Supplied data:

========================================

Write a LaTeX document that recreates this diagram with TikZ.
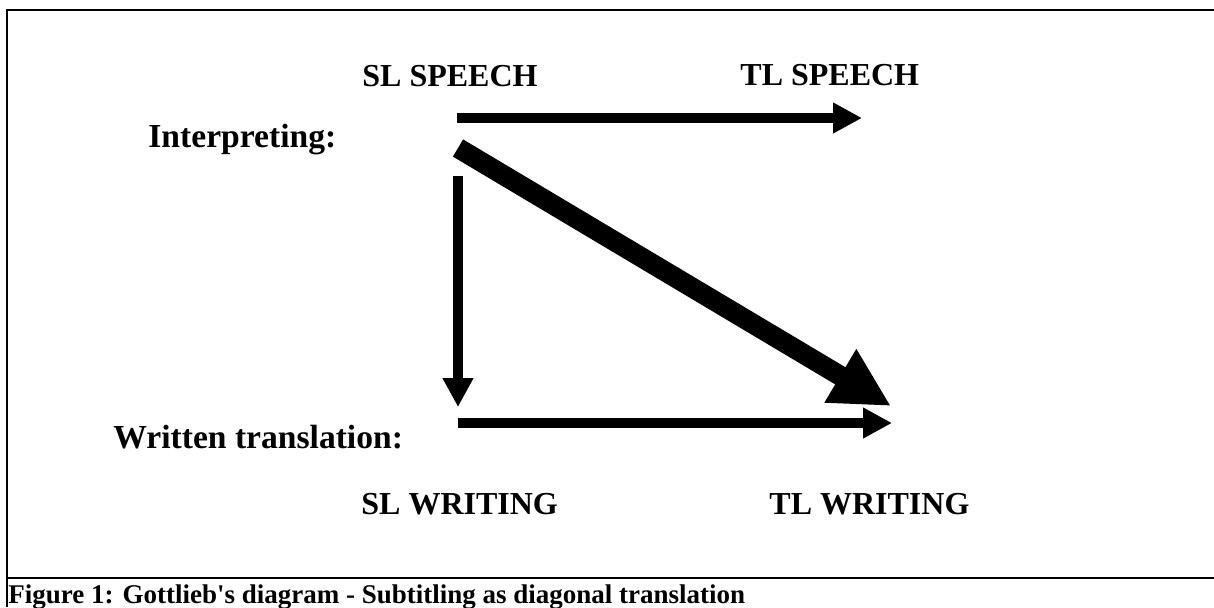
\documentclass[tikz,border=0pt]{standalone}
\usepackage{fontspec}
\setmainfont{Liberation Serif}
\usetikzlibrary{arrows.meta,positioning}

\begin{document}
\begin{tikzpicture}[x=0.5pt,y=-0.5pt,
    lbl/.style={font=\fontsize{16}{18}\selectfont\bfseries, inner sep=0pt, anchor=base west},
    stage/.style={lbl, font=\fontsize{16.8}{19}\selectfont\bfseries},
    flow/.style={line width=5.25pt, -{Triangle[length=14.5pt,width=14.5pt]}},
    bigflow/.style={line width=10pt, -{Triangle[length=29.5pt,width=29pt]}}]
    \useasboundingbox (0,0) rectangle (1214,607);
    % frame of the figure cell
    \draw[line width=1.25pt] (7,607) -- (7,10) -- (1214,10);
    \draw[line width=1.25pt] (7,578) -- (1214,578);
    % labels
    \node[lbl] (slspeech) at (362,86) {SL SPEECH};
    \node[lbl] (tlspeech) at (740,85) {TL SPEECH};
    \node[stage] (interp) at (148,147) {Interpreting:};
    \node[stage] (written) at (113,448) {Written translation:};
    \node[lbl] (slwriting) at (361,514) {SL WRITING};
    \node[lbl] (tlwriting) at (769,514) {TL WRITING};
    % arrow ends
    \coordinate (speechA) at (457,118);
    \coordinate (speechB) at (862,118);
    \coordinate (downA) at (458,176);
    \coordinate (downB) at (458,407);
    \coordinate (writA) at (458,423);
    \coordinate (writB) at (892,423);
    \coordinate (diagA) at (458,148);
    \coordinate (diagB) at (891,406);
    \draw[flow] (speechA) -- (speechB);
    \draw[flow] (downA) -- (downB);
    \draw[flow] (writA) -- (writB);
    \draw[bigflow] (diagA) -- (diagB);
    % caption
    \node[inner sep=0pt, anchor=base west, font=\fontsize{13.5}{15}\selectfont\bfseries] (caption) at (8,603)
      {Figure 1: Gottlieb\textquotesingle s diagram - Subtitling as diagonal translation};
\end{tikzpicture}
\end{document}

========================================

Point out every line holding the string "diagram" and copy it.

Write a LaTeX document that recreates this diagram with TikZ.
      {Figure 1: Gottlieb\textquotesingle s diagram - Subtitling as diagonal translation};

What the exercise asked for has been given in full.